Piling on to whatever new buzzword has the attention of the public is as old as marketing. But marketers that engage in these tactics are doing themselves and their companies a disservice. This is especially for major purchases that require deliberation and invite comparisons. Over time, the truth will come out and real buyers won’t be fooled.
Usage is Fluid
Too often, when I’ve pointed out that a marketer was using an industry term inappropriately, the response has been dismissive:
- “Who’s to say what that word really means?”
- “This is how the rest of the industry is using that term.”
- “Are you the word police?”
- “It doesn’t really matter what we call it.”
None of these responses is truly satisfying, but all get to a deeper truth: Words generally are defined by how they are used, not by the intentions of the originator. You may not like it if people say “premise” when they mean “premises” but that’s how English usage evolves. We can fight it, but eventually we might just have to accept that usage has changed.
The same is true of English usage overall: Spelling, pronunciation, and grammar is much more flexible than many would like to admit, and it is often wiser to accept “creative” usage than try to correct the speaker.
Words Have Meaning
This is all well and good for words in general, but the situation is different for marketers. Their job is to influence behavior, and specifically to drive purchasing. Non-standard usage or inappropriate identification of a product can have serious, often negative, consequences!
Let’s consider “cloud”, the lovely fluffy buzzword of the last decade. When “cloud mania” started, it seemed that every company wanted to jump on the bandwagon. Most simply applied “the c-word” to whatever they were selling and hoped it would convince buyers to keep buying. But that didn’t work. Most buyers weren’t actually interested in building a cloud, and they certainly weren’t fooled into trying to build one using the same old products they had been buying previously. “Cloudwashing” was a failure of epic proportions.
Now we are in the “software-defined” world, and the same thing is happening all over again. Marketers are eager to make their old products appear relevant and everything powered by software is being called “software-defined-whatever”. But buyers won’t be fooled into buying something they don’t want, especially in the IT space. They’ll see through the ruse and be left with a bad feeling about companies who do this.
Yes, some people will wonder if some old product is “cloud” or “software-defined”, but these aren’t credible customers! Unlike supermarket shoppers (who may prefer a “free-range” or “non-GMO” product without much thought), datacenter architects are going to investigate the product and determine if it lives up to the marketing claims being made.

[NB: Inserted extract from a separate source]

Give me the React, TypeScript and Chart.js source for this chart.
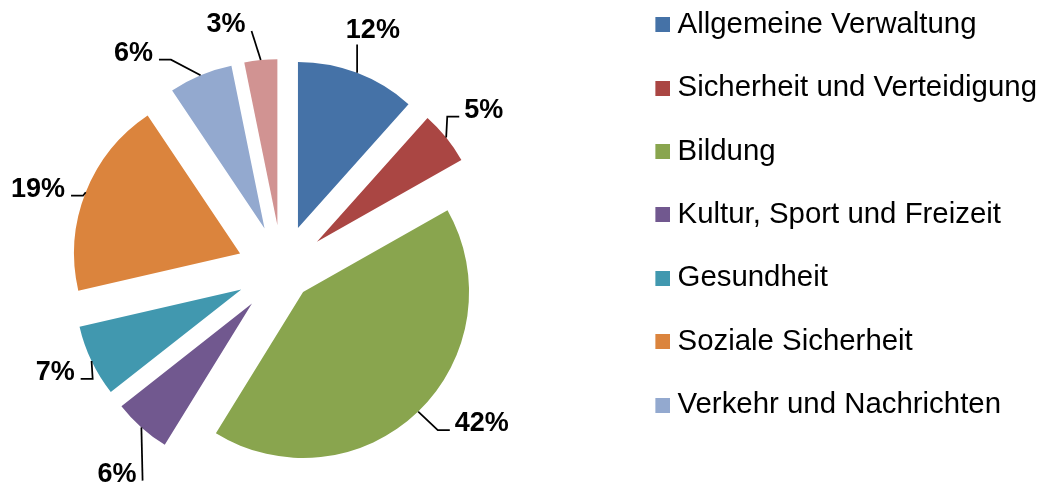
import { useEffect, useRef } from "react";
import { Chart, registerables } from "chart.js";

Chart.register(...registerables);

const categories = [
  "Allgemeine Verwaltung",
  "Sicherheit und Verteidigung",
  "Bildung",
  "Kultur, Sport und Freizeit",
  "Gesundheit",
  "Soziale Sicherheit",
  "Verkehr und Nachrichten",
  "Sonstiges",
];
// shares in percent (labels show them rounded)
const shares = [11.6, 5.2, 42.0, 5.6, 7.0, 19.2, 6.2, 3.2];
const sliceColors = [
  "#4572A7",
  "#AA4643",
  "#89A54E",
  "#71588F",
  "#4198AF",
  "#DB843D",
  "#93A9CF",
  "#D19392",
];
const legendCount = 7;

// style / layout configuration (not data)
const explodeDist = [45, 45, 30.5, 45, 45, 45, 45, 45];
const labelNudge = [
  [-1, -1],
  [1, 0],
  [31, -24],
  [7, 9.5],
  [6, -11],
  [-4, 12],
  [-49, 19],
  [-30, 9],
];
const FONT = '"Liberation Sans", Arial, sans-serif';

function makeSwatch(color: string) {
  // 30x15 image, square on its right half, so the square sits close to the text
  const c = document.createElement("canvas");
  c.width = 30;
  c.height = 15;
  const g = c.getContext("2d")!;
  g.fillStyle = color;
  g.fillRect(15, 0, 15, 15);
  return c;
}

const explodePlugin = {
  id: "explodeSlices",
  beforeDatasetsDraw(chart: any) {
    const meta = chart.getDatasetMeta(0);
    const ca = chart.chartArea;
    const cx = (ca.left + ca.right) / 2;
    const cy = (ca.top + ca.bottom) / 2;
    meta.data.forEach((arc: any, i: number) => {
      const mid = (arc.startAngle + arc.endAngle) / 2;
      const d = explodeDist[i] || 0;
      arc.x = cx + d * Math.cos(mid);
      arc.y = cy + d * Math.sin(mid);
    });
  },
};

const labelPlugin = {
  id: "pctLabels",
  afterDatasetsDraw(chart: any) {
    const ctx = chart.ctx;
    const meta = chart.getDatasetMeta(0);
    const size = 27;
    ctx.save();
    ctx.font = `bold ${size}px ${FONT}`;
    ctx.fillStyle = "#000";
    ctx.strokeStyle = "#000";
    ctx.lineWidth = 1.75;
    ctx.textAlign = "center";
    ctx.textBaseline = "alphabetic";
    meta.data.forEach((arc: any, i: number) => {
      const mid = (arc.startAngle + arc.endAngle) / 2;
      const R = arc.outerRadius;
      const ax = arc.x + R * Math.cos(mid);
      const ay = arc.y + R * Math.sin(mid);
      const nd = labelNudge[i] || [0, 0];
      const lx = arc.x + (R + 47) * Math.cos(mid) + nd[0];
      const ly = arc.y + (R + 47) * Math.sin(mid) + nd[1];
      const text = Math.round(shares[i]) + "%";
      const w = ctx.measureText(text).width;
      const capH = size * 0.716;
      const base = ly + capH / 2;
      const left = lx - w / 2;
      const right = lx + w / 2;
      ctx.beginPath();
      if (ax >= left && ax <= right && ly < ay) {
        ctx.moveTo(ax, ay);
        ctx.lineTo(ax, base + 7);
      } else {
        const onLeft = lx < ax;
        const ex = onLeft ? right + 6 : left - 5;
        const ey = base - 1;
        ctx.moveTo(ax, ay);
        if (Math.abs(ax - ex) >= 10) {
          const elbowX = ex + (onLeft ? 12 : -12);
          ctx.lineTo(elbowX, ey);
        }
        ctx.lineTo(ex, ey);
      }
      ctx.stroke();
      ctx.fillText(text, lx, base);
    });
    ctx.restore();
  },
};

export default function App() {
  const ref = useRef<HTMLCanvasElement | null>(null);
  useEffect(() => {
    if (!ref.current) return;
    const swatches = sliceColors.map(makeSwatch);
    const chart = new Chart(ref.current, {
      type: "pie",
      data: {
        labels: categories,
        datasets: [
          {
            data: shares,
            backgroundColor: sliceColors,
            borderWidth: 0,
            radius: 166,
          } as any,
        ],
      },
      options: {
        responsive: false,
        animation: false,
        layout: { padding: 0 },
        plugins: {
          legend: {
            position: "right",
            align: "start",
            labels: {
              boxWidth: 15,
              boxHeight: 15,
              usePointStyle: true,
              padding: 34,
              color: "#000",
              font: { size: 29.4, family: FONT },
              generateLabels: (c: any) =>
                (c.data.labels as string[]).map((t, i) => ({
                  text: t,
                  fillStyle: sliceColors[i],
                  strokeStyle: sliceColors[i],
                  fontColor: "#000",
                  lineWidth: 0,
                  pointStyle: swatches[i],
                  hidden: false,
                  index: i,
                })),
              filter: (item: any) => item.index < legendCount,
            },
          },
          tooltip: { enabled: false },
        },
      } as any,
      plugins: [explodePlugin, labelPlugin],
    });
    return () => chart.destroy();
  }, []);
  return (
    <div
      style={{
        position: "fixed",
        left: 0,
        top: 0,
        width: 1044,
        height: 484,
        overflow: "hidden",
        background: "#fff",
      }}
    >
      <canvas
        ref={ref}
        width={1097}
        height={588}
        style={{ position: "absolute", left: -50, top: -24, width: 1097, height: 588 }}
      />
    </div>
  );
}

The only ones falling for this wouldn’t buy in the first place!
Even innocent malapropisms and flubbed usage can hurt marketers. Many audiences won’t audibly groan when they hear “on-premise”, but the speaker is still losing credibility. And credibility ought to be the prime goal of marketers!
Stephen’s Stance
Too many marketers and salespeople play fast and loose with words, but they’re only hurting themselves. Improper usage is embarrassing and causes a loss of credibility with the people they most want to reach. It would be wise to spend a lot more time being correct and a little less time jumping on bandwagons and buzzwords!
Richard Hintz says
I thought that the “on premise” flu wasn’t actually that widespread. Then I did a search on the term.

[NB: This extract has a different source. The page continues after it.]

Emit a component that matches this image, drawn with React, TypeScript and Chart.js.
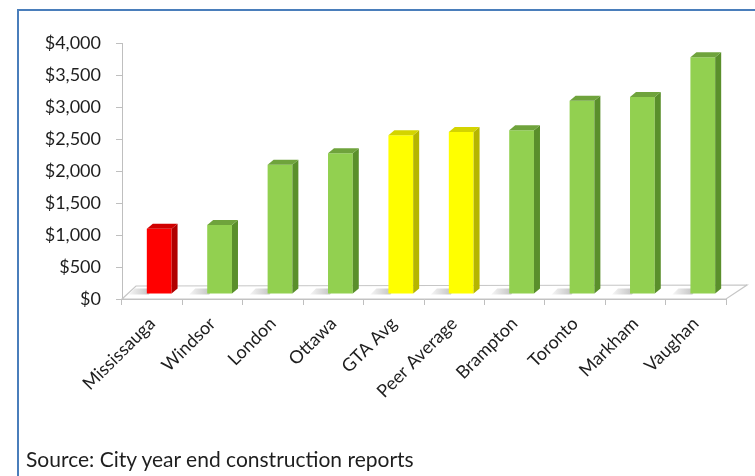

Also recently seen in an Intel presentation, “CSP,” usually meaning cloud service provider such as AWS, Azure, and GCE, applied to Twitter and Facebook. Nope.
John Martin says
It’s not just marketers .. or as some would write “marketeers” .. but engineers also do their fair share of language mangling … my current pet hate is “performant” as in “My widget is more performant than your widget”. Also “software defined” lost credibility for me when it moved from describing an alternative architecture for network switches ( mostly about having externally programmable TCAMs) and started meaning “fungible low margin intel hardware and sticky high margin proprietary software” .. suddenly everyone started applying “control plane and data plane” to stuff that had nothing to do with 20 years of switch design and didn’t really fit the way programmable infrastructure worked in other kinds of IT components (like say storage). The “Software Defined Datacenter” was a true piece of great marketing for VMware as a software company, but it was about as useful and descriptive for an engineer as the stuff which followed it. It was a horrible term that deserved the perversion it got, including the rediculousness of “software defined batteries”.